DIRECTIONS FOR THIS TASK – Without including any images, repeat the data exactly.
........
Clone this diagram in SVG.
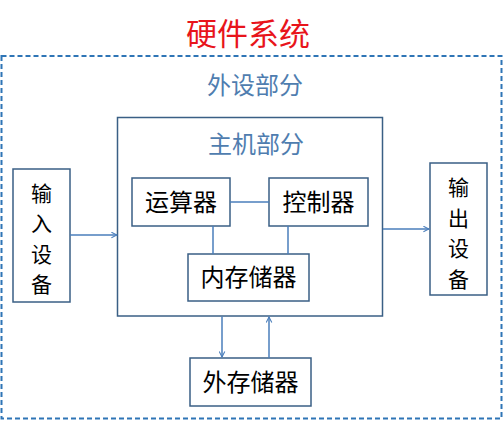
<svg xmlns="http://www.w3.org/2000/svg" width="503" height="421" viewBox="0 0 503 421">
<defs>
<style>
.box{fill:#fff;stroke:#3A5F85;stroke-width:1.5}
.lbl{font-family:"Noto Sans CJK SC","Noto Sans CJK JP",sans-serif;font-size:24px;fill:#000;text-anchor:middle}
.vl{font-family:"Noto Sans CJK SC","Noto Sans CJK JP",sans-serif;font-size:21px;fill:#000;text-anchor:middle}
.blue{font-family:"Noto Sans CJK SC",sans-serif;font-size:24px;fill:#4F7DAF;text-anchor:middle}
.con{stroke:#4A7EBB;stroke-width:1.5;fill:none}
</style>
<marker id="ah" viewBox="0 0 10 10" refX="9" refY="5" markerWidth="7" markerHeight="7" orient="auto" markerUnits="userSpaceOnUse">
<path d="M1,1 L9,5 L1,9" fill="none" stroke="#4A7EBB" stroke-width="1.5"/>
</marker>
</defs>
<rect width="503" height="421" fill="#fff"/>
<text x="248" y="45" font-family="Noto Sans CJK SC,sans-serif" font-size="31" fill="#E8141B" text-anchor="middle">硬件系统</text>
<g id="peripheral">
<rect x="1.5" y="56" width="500" height="362.5" fill="none" stroke="#2E75B6" stroke-width="2" stroke-dasharray="5,3"/>
<text class="blue" x="255" y="94">外设部分</text>
</g>
<g id="host">
<rect class="box" x="117.5" y="117.5" width="265" height="198.5"/>
<text class="blue" x="256" y="153">主机部分</text>
</g>
<g id="alu">
<rect class="box" x="132" y="178" width="98" height="48"/>
<text class="lbl" x="181" y="211">运算器</text>
</g>
<g id="ctrl">
<rect class="box" x="269" y="178" width="99" height="48"/>
<text class="lbl" x="318.5" y="211">控制器</text>
</g>
<g id="mem">
<rect class="box" x="188" y="254" width="121" height="47"/>
<text class="lbl" x="248.5" y="286">内存储器</text>
</g>
<g id="input">
<rect class="box" x="13" y="169" width="57" height="133"/>
<text class="vl" x="41.5" y="200.5">输</text>
<text class="vl" x="41.5" y="231">入</text>
<text class="vl" x="41.5" y="261.5">设</text>
<text class="vl" x="41.5" y="292">备</text>
</g>
<g id="output">
<rect class="box" x="430" y="163" width="57" height="132"/>
<text class="vl" x="458.5" y="195">输</text>
<text class="vl" x="458.5" y="225.5">出</text>
<text class="vl" x="458.5" y="256">设</text>
<text class="vl" x="458.5" y="286.5">备</text>
</g>
<g id="ext">
<rect class="box" x="190" y="358" width="121" height="48"/>
<text class="lbl" x="250.5" y="391">外存储器</text>
</g>
<g id="connectors">
<line class="con" x1="70" y1="235" x2="117" y2="235" marker-end="url(#ah)"/>
<line class="con" x1="383" y1="229" x2="429" y2="229" marker-end="url(#ah)"/>
<line class="con" x1="230" y1="202" x2="269" y2="202"/>
<line class="con" x1="213" y1="226" x2="213" y2="254"/>
<line class="con" x1="288" y1="226" x2="288" y2="254"/>
<line class="con" x1="222" y1="316.5" x2="222" y2="357" marker-end="url(#ah)"/>
<line class="con" x1="269" y1="358" x2="269" y2="317" marker-end="url(#ah)"/>
</g>
</svg>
........
ANSWER TO THIS TASK –
Clone this diagram in SVG.
<svg xmlns="http://www.w3.org/2000/svg" width="503" height="421" viewBox="0 0 503 421">
<defs>
<style>
.box{fill:#fff;stroke:#3A5F85;stroke-width:1.5}
.lbl{font-family:"Noto Sans CJK SC","Noto Sans CJK JP",sans-serif;font-size:24px;fill:#000;text-anchor:middle}
.vl{font-family:"Noto Sans CJK SC","Noto Sans CJK JP",sans-serif;font-size:21px;fill:#000;text-anchor:middle}
.blue{font-family:"Noto Sans CJK SC",sans-serif;font-size:24px;fill:#4F7DAF;text-anchor:middle}
.con{stroke:#4A7EBB;stroke-width:1.5;fill:none}
</style>
<marker id="ah" viewBox="0 0 10 10" refX="9" refY="5" markerWidth="7" markerHeight="7" orient="auto" markerUnits="userSpaceOnUse">
<path d="M1,1 L9,5 L1,9" fill="none" stroke="#4A7EBB" stroke-width="1.5"/>
</marker>
</defs>
<rect width="503" height="421" fill="#fff"/>
<text x="248" y="45" font-family="Noto Sans CJK SC,sans-serif" font-size="31" fill="#E8141B" text-anchor="middle">硬件系统</text>
<g id="peripheral">
<rect x="1.5" y="56" width="500" height="362.5" fill="none" stroke="#2E75B6" stroke-width="2" stroke-dasharray="5,3"/>
<text class="blue" x="255" y="94">外设部分</text>
</g>
<g id="host">
<rect class="box" x="117.5" y="117.5" width="265" height="198.5"/>
<text class="blue" x="256" y="153">主机部分</text>
</g>
<g id="alu">
<rect class="box" x="132" y="178" width="98" height="48"/>
<text class="lbl" x="181" y="211">运算器</text>
</g>
<g id="ctrl">
<rect class="box" x="269" y="178" width="99" height="48"/>
<text class="lbl" x="318.5" y="211">控制器</text>
</g>
<g id="mem">
<rect class="box" x="188" y="254" width="121" height="47"/>
<text class="lbl" x="248.5" y="286">内存储器</text>
</g>
<g id="input">
<rect class="box" x="13" y="169" width="57" height="133"/>
<text class="vl" x="41.5" y="200.5">输</text>
<text class="vl" x="41.5" y="231">入</text>
<text class="vl" x="41.5" y="261.5">设</text>
<text class="vl" x="41.5" y="292">备</text>
</g>
<g id="output">
<rect class="box" x="430" y="163" width="57" height="132"/>
<text class="vl" x="458.5" y="195">输</text>
<text class="vl" x="458.5" y="225.5">出</text>
<text class="vl" x="458.5" y="256">设</text>
<text class="vl" x="458.5" y="286.5">备</text>
</g>
<g id="ext">
<rect class="box" x="190" y="358" width="121" height="48"/>
<text class="lbl" x="250.5" y="391">外存储器</text>
</g>
<g id="connectors">
<line class="con" x1="70" y1="235" x2="117" y2="235" marker-end="url(#ah)"/>
<line class="con" x1="383" y1="229" x2="429" y2="229" marker-end="url(#ah)"/>
<line class="con" x1="230" y1="202" x2="269" y2="202"/>
<line class="con" x1="213" y1="226" x2="213" y2="254"/>
<line class="con" x1="288" y1="226" x2="288" y2="254"/>
<line class="con" x1="222" y1="316.5" x2="222" y2="357" marker-end="url(#ah)"/>
<line class="con" x1="269" y1="358" x2="269" y2="317" marker-end="url(#ah)"/>
</g>
</svg>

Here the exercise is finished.